BRIEF ::
Extract the records below word for word and ignore the images.

EXTRACTED MATERIAL ::
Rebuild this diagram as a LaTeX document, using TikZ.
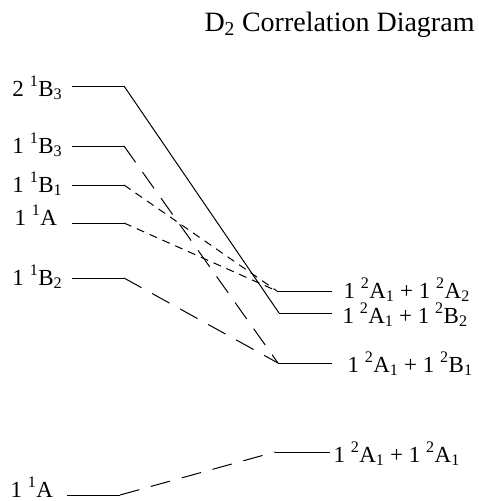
\documentclass[tikz,border=0pt]{standalone}
\usepackage{fontspec}
\setmainfont{Liberation Serif}
\begin{document}
\begin{tikzpicture}[x=1pt,y=-1pt,line width=1pt,
  lbl/.style={anchor=base west,inner sep=0pt,font=\fontsize{23}{27}\selectfont},
  lvl/.style={draw,line width=1pt},
  longdash/.style={draw,line width=1pt,dash pattern=on 20pt off 12pt},
  shortdash/.style={draw,line width=1pt,dash pattern=on 8pt off 6pt}]
\useasboundingbox (0,0) rectangle (479,501);
% title
\node[anchor=base east,inner sep=0pt,font=\fontsize{28}{32}\selectfont] (title) at (475,31) {D\textsubscript{2} Correlation Diagram};
% left levels
\coordinate (L1a) at (72,86);  \coordinate (L1b) at (124,86);
\coordinate (L2a) at (72,146); \coordinate (L2b) at (124,146);
\coordinate (L3a) at (72,185); \coordinate (L3b) at (124,185);
\coordinate (L4a) at (72,223); \coordinate (L4b) at (124,223);
\coordinate (L5a) at (72,278); \coordinate (L5b) at (124,278);
\coordinate (L6a) at (67,495); \coordinate (L6b) at (120,495);
\node[lbl] (t1) at (12,96) {2 \textsuperscript{1}B\textsubscript{3}};
\node[lbl] (t2) at (12,153) {1 \textsuperscript{1}B\textsubscript{3}};
\node[lbl] (t3) at (12,192) {1 \textsuperscript{1}B\textsubscript{1}};
\node[lbl] (t4) at (14,225) {1 \textsuperscript{1}A};
\node[lbl] (t5) at (12,285) {1 \textsuperscript{1}B\textsubscript{2}};
\node[lbl] (t6) at (10,497) {1 \textsuperscript{1}A};
% right levels
\coordinate (R1a) at (277,291); \coordinate (R1b) at (332,291);
\coordinate (R2a) at (279,313); \coordinate (R2b) at (332,313);
\coordinate (R3a) at (278,363); \coordinate (R3b) at (332,363);
\coordinate (R4a) at (275,452); \coordinate (R4b) at (330,452);
\node[lbl] (r1) at (343,298) {1 \textsuperscript{2}A\textsubscript{1} + 1 \textsuperscript{2}A\textsubscript{2}};
\node[lbl] (r2) at (342,323) {1 \textsuperscript{2}A\textsubscript{1} + 1 \textsuperscript{2}B\textsubscript{2}};
\node[lbl] (r3) at (347,372) {1 \textsuperscript{2}A\textsubscript{1} + 1 \textsuperscript{2}B\textsubscript{1}};
\node[lbl] (r4) at (333,462) {1 \textsuperscript{2}A\textsubscript{1} + 1 \textsuperscript{2}A\textsubscript{1}};
% level lines
\foreach \n in {L1,L2,L3,L4,L5,L6,R1,R2,R3,R4} {\draw[lvl] (\n a) -- (\n b);}
% correlations
\draw[lvl] (L1b) -- (R2a);
\draw[longdash] (L2b) -- (R3a);
\draw[shortdash] (L3b) -- (R1a);
\draw[shortdash] (L4b) -- (R1a);
\draw[longdash] (L5b) -- (R3a);
\draw[longdash] (L6b) -- (R4a);
\end{tikzpicture}
\end{document}
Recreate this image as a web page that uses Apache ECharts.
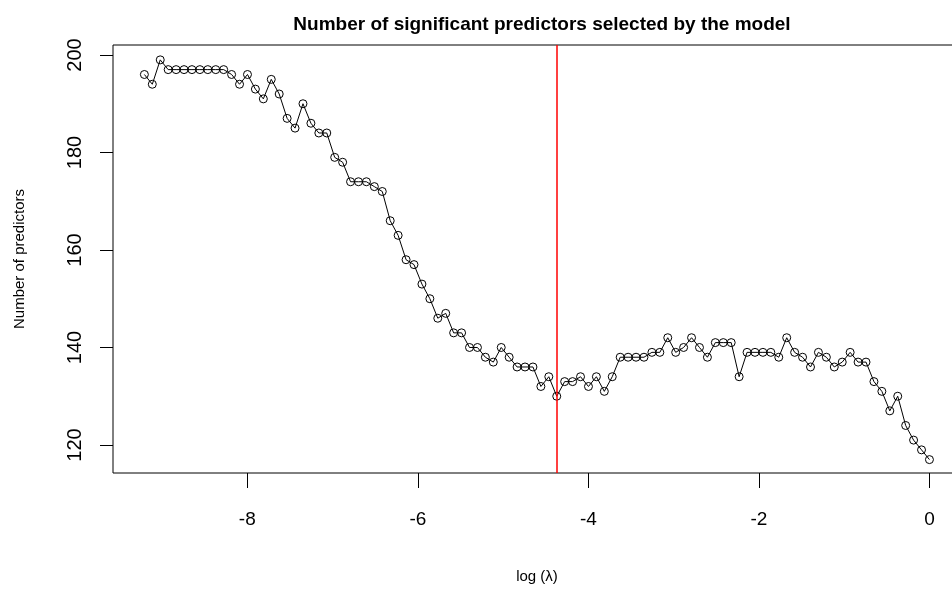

TASK OUTPUT ::
Rebuild this diagram as a LaTeX document, using TikZ.
\documentclass[tikz,border=0pt]{standalone}
\usepackage{fontspec}
\setmainfont{Liberation Serif}
\begin{document}
\begin{tikzpicture}[x=1pt,y=-1pt,line width=1pt,
  lbl/.style={anchor=base west,inner sep=0pt,font=\fontsize{23}{27}\selectfont},
  lvl/.style={draw,line width=1pt},
  longdash/.style={draw,line width=1pt,dash pattern=on 20pt off 12pt},
  shortdash/.style={draw,line width=1pt,dash pattern=on 8pt off 6pt}]
\useasboundingbox (0,0) rectangle (479,501);
% title
\node[anchor=base east,inner sep=0pt,font=\fontsize{28}{32}\selectfont] (title) at (475,31) {D\textsubscript{2} Correlation Diagram};
% left levels
\coordinate (L1a) at (72,86);  \coordinate (L1b) at (124,86);
\coordinate (L2a) at (72,146); \coordinate (L2b) at (124,146);
\coordinate (L3a) at (72,185); \coordinate (L3b) at (124,185);
\coordinate (L4a) at (72,223); \coordinate (L4b) at (124,223);
\coordinate (L5a) at (72,278); \coordinate (L5b) at (124,278);
\coordinate (L6a) at (67,495); \coordinate (L6b) at (120,495);
\node[lbl] (t1) at (12,96) {2 \textsuperscript{1}B\textsubscript{3}};
\node[lbl] (t2) at (12,153) {1 \textsuperscript{1}B\textsubscript{3}};
\node[lbl] (t3) at (12,192) {1 \textsuperscript{1}B\textsubscript{1}};
\node[lbl] (t4) at (14,225) {1 \textsuperscript{1}A};
\node[lbl] (t5) at (12,285) {1 \textsuperscript{1}B\textsubscript{2}};
\node[lbl] (t6) at (10,497) {1 \textsuperscript{1}A};
% right levels
\coordinate (R1a) at (277,291); \coordinate (R1b) at (332,291);
\coordinate (R2a) at (279,313); \coordinate (R2b) at (332,313);
\coordinate (R3a) at (278,363); \coordinate (R3b) at (332,363);
\coordinate (R4a) at (275,452); \coordinate (R4b) at (330,452);
\node[lbl] (r1) at (343,298) {1 \textsuperscript{2}A\textsubscript{1} + 1 \textsuperscript{2}A\textsubscript{2}};
\node[lbl] (r2) at (342,323) {1 \textsuperscript{2}A\textsubscript{1} + 1 \textsuperscript{2}B\textsubscript{2}};
\node[lbl] (r3) at (347,372) {1 \textsuperscript{2}A\textsubscript{1} + 1 \textsuperscript{2}B\textsubscript{1}};
\node[lbl] (r4) at (333,462) {1 \textsuperscript{2}A\textsubscript{1} + 1 \textsuperscript{2}A\textsubscript{1}};
% level lines
\foreach \n in {L1,L2,L3,L4,L5,L6,R1,R2,R3,R4} {\draw[lvl] (\n a) -- (\n b);}
% correlations
\draw[lvl] (L1b) -- (R2a);
\draw[longdash] (L2b) -- (R3a);
\draw[shortdash] (L3b) -- (R1a);
\draw[shortdash] (L4b) -- (R1a);
\draw[longdash] (L5b) -- (R3a);
\draw[longdash] (L6b) -- (R4a);
\end{tikzpicture}
\end{document}
Recreate this image as a web page that uses Apache ECharts.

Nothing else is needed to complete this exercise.